The violence has spilled into neighboring Chad, Niger and Cameroon.
Suspected Boko Haram extremists killed more than 60 people in an attack on villagers leaving a funeral in northeastern Nigeria, a local official said Sunday. It was the deadliest extremist attack against civilians in the region this year.
Muhammad Bulama, council chairman of the Nganzai local government area, told reporters that 11 other people were wounded during the attack at midday Saturday.
He called it a reprisal after villagers and civilian self-defense forces fought off a Boko Haram ambush in the area two weeks ago, killing 11 extremists.
Nigerians last week marked the grim 10-year anniversary of the Boko Haram insurgency, which has killed tens of thousands of people, displaced millions and created one of the world's largest humanitarian crises. The extremists are known for mass abductions of schoolgirls and putting young women and men into suicide vests for attacks on markets, mosques and other high-traffic areas.
The extremists, who seek to impose a strict Islamic state in the region, have defied the claims of President Muhammadu Buhari's administration over the years that the insurgency has been crushed.

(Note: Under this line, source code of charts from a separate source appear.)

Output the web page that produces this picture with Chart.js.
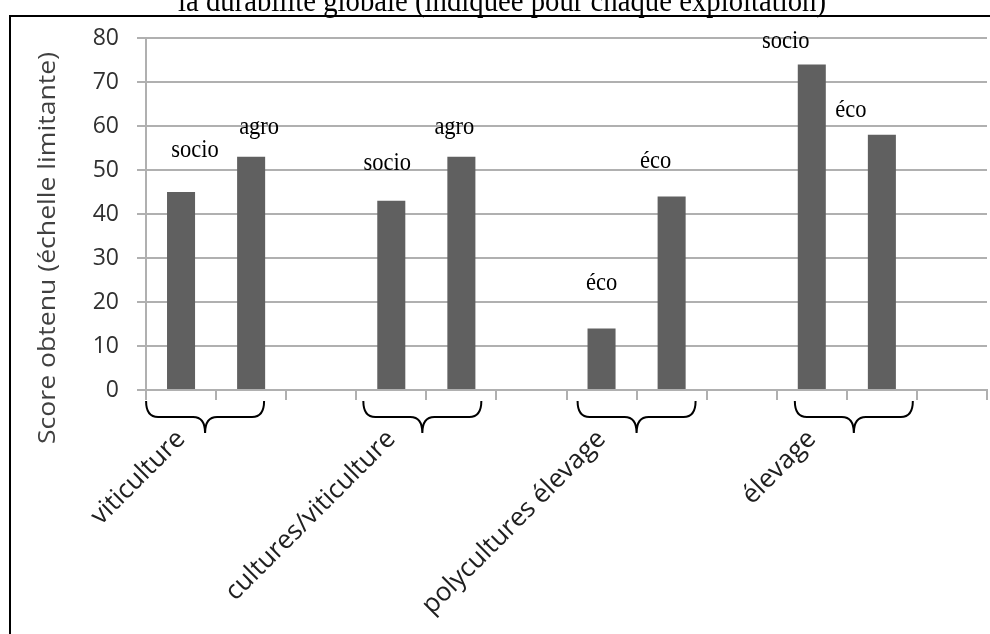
<!DOCTYPE html>
<html>
<head>
<meta charset="utf-8">
<script src="https://cdn.jsdelivr.net/npm/chart.js@4/dist/chart.umd.min.js"></script>
<style>
  body { margin: 0; background: #fff; }
  #wrap { width: 990px; height: 634px; }
</style>
</head>
<body>
<div id="wrap"><canvas id="chart" width="990" height="634"></canvas></div>
<script>
// Chart data
const chartTitle = "la durabilité globale (indiquée pour chaque exploitation)";
const yAxisTitle = "Score obtenu (échelle limitante)";
const slotLabels = ["viticulture", "", "", "cultures/viticulture", "", "", "polycultures élevage", "", "", "élevage", "", ""];
const scores = [45, 53, null, 43, 53, null, 14, 44, null, 74, 58, null];
const barTags = ["socio", "agro", "", "socio", "agro", "", "éco", "éco", "", "socio", "éco", ""];
const groupStarts = [0, 3, 6, 9];
const yTicks = [0, 10, 20, 30, 40, 50, 60, 70, 80];

// label offsets relative to each bar (center x, top y), in px
const tagOffsets = [[14, -35], [8, -23], null, [-4, -31], [-7, -23], null, [0, -38], [-16, -28], null, [-26, -16], [-31, -18], null];
const braceShift = [-11, -4, 0, 7];

const serif = "'Liberation Serif', 'Times New Roman', serif";
const sans = "'Open Sans', sans-serif";

const decorPlugin = {
  id: "decor",
  beforeDraw(chart) {
    const ctx = chart.ctx;
    ctx.save();
    ctx.strokeStyle = "#000";
    ctx.lineWidth = 2;
    ctx.beginPath();
    ctx.moveTo(10, 634);
    ctx.lineTo(10, 16);
    ctx.lineTo(990, 16);
    ctx.stroke();

    // title, partly cut by the top edge
    ctx.font = "31px " + serif;
    ctx.fillStyle = "#000";
    ctx.textAlign = "center";
    ctx.textBaseline = "alphabetic";
    const w = ctx.measureText(chartTitle).width;
    ctx.translate(502, 11);
    ctx.scale(648 / w, 1);
    ctx.fillText(chartTitle, 0, 0);
    ctx.restore();

    // y axis title
    ctx.save();
    ctx.font = "23px " + sans;
    ctx.fillStyle = "#404040";
    ctx.textAlign = "center";
    ctx.textBaseline = "middle";
    const tw = ctx.measureText(yAxisTitle).width;
    ctx.translate(48, 248);
    ctx.rotate(-Math.PI / 2);
    ctx.scale(392 / tw, 1);
    ctx.fillText(yAxisTitle, 0, 0);
    ctx.restore();
  },
  afterDraw(chart) {
    const ctx = chart.ctx;
    const xs = chart.scales.x;
    const meta = chart.getDatasetMeta(0);
    const slotW = xs.getPixelForValue(1) - xs.getPixelForValue(0);

    // braces under each pair of bars
    ctx.save();
    ctx.strokeStyle = "#000";
    ctx.lineWidth = 2;
    groupStarts.forEach((g, i) => {
      const c = xs.getPixelForValue(g) + slotW / 2 + braceShift[i];
      const x0 = c - 59, x1 = c + 59;
      const top = 401, mid = 417, tip = 433, r = 12;
      ctx.beginPath();
      ctx.moveTo(x0, top);
      ctx.quadraticCurveTo(x0, mid, x0 + r, mid);
      ctx.lineTo(c - r, mid);
      ctx.quadraticCurveTo(c, mid, c, tip);
      ctx.quadraticCurveTo(c, mid, c + r, mid);
      ctx.lineTo(x1 - r, mid);
      ctx.quadraticCurveTo(x1, mid, x1, top);
      ctx.stroke();
    });
    ctx.restore();

    // tags above bars
    ctx.save();
    ctx.font = "25px " + serif;
    ctx.fillStyle = "#000";
    ctx.textAlign = "center";
    ctx.textBaseline = "alphabetic";
    meta.data.forEach((bar, i) => {
      if (!barTags[i] || scores[i] == null) return;
      const off = tagOffsets[i];
      ctx.save();
      ctx.translate(bar.x + off[0], bar.y + off[1]);
      ctx.scale(0.9, 1);
      ctx.fillText(barTags[i], 0, 0);
      ctx.restore();
    });
    ctx.restore();
  }
};

new Chart(document.getElementById("chart"), {
  type: "bar",
  data: {
    labels: slotLabels,
    datasets: [{
      data: scores,
      backgroundColor: "#606060",
      barPercentage: 0.4,
      categoryPercentage: 1
    }]
  },
  options: {
    responsive: false,
    animation: false,
    layout: { padding: { left: 0, right: 3, top: 38, bottom: 0 } },
    plugins: {
      legend: { display: false },
      tooltip: { enabled: false }
    },
    scales: {
      x: {
        offset: true,
        grid: {
          offset: true,
          drawOnChartArea: false,
          drawTicks: true,
          tickLength: 10,
          color: "#b0b0b0",
          lineWidth: 2
        },
        border: { color: "#b0b0b0", width: 2 },
        ticks: {
          autoSkip: false,
          minRotation: 45,
          maxRotation: 45,
          padding: 24,
          labelOffset: 0,
          color: "#202020",
          font: { family: sans, size: 26 }
        },
        afterFit(scale) {
          scale.height = 244;
          scale.paddingLeft = 0;
          scale.paddingRight = 0;
        }
      },
      y: {
        min: 0,
        max: 80,
        afterBuildTicks(scale) { scale.ticks = yTicks.map(v => ({ value: v })); },
        grid: {
          color: "#b0b0b0",
          lineWidth: 2,
          tickLength: 9
        },
        border: { color: "#b0b0b0", width: 2 },
        ticks: {
          padding: 18,
          color: "#303030",
          font: { family: sans, size: 23 }
        },
        afterFit(scale) { scale.width = 146; }
      }
    }
  },
  plugins: [decorPlugin]
});
</script>
</body>
</html>
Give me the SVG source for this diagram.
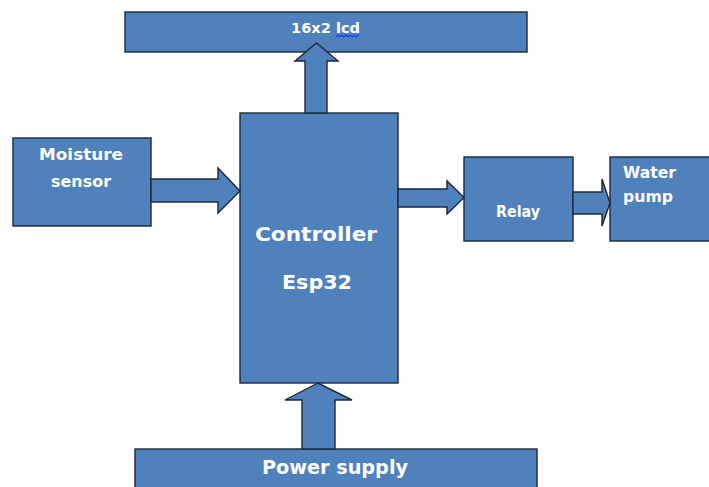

The violence also has spilled into neighboring Chad, Niger and Cameroon.
Nigeria's military did not immediately comment on Saturday's attack.
Bunu Bukar, secretary of the Borno Hunters Association, a self-defense group, said the extremists roared up on Saturday on motorbikes and opened fire on villagers returning from offering funeral prayers for a relative. He said his colleagues had recovered nearly two dozen bodies.
Bana Musa, who also serves on the local council, told The Associated Press that some people managed to escape the gunfire.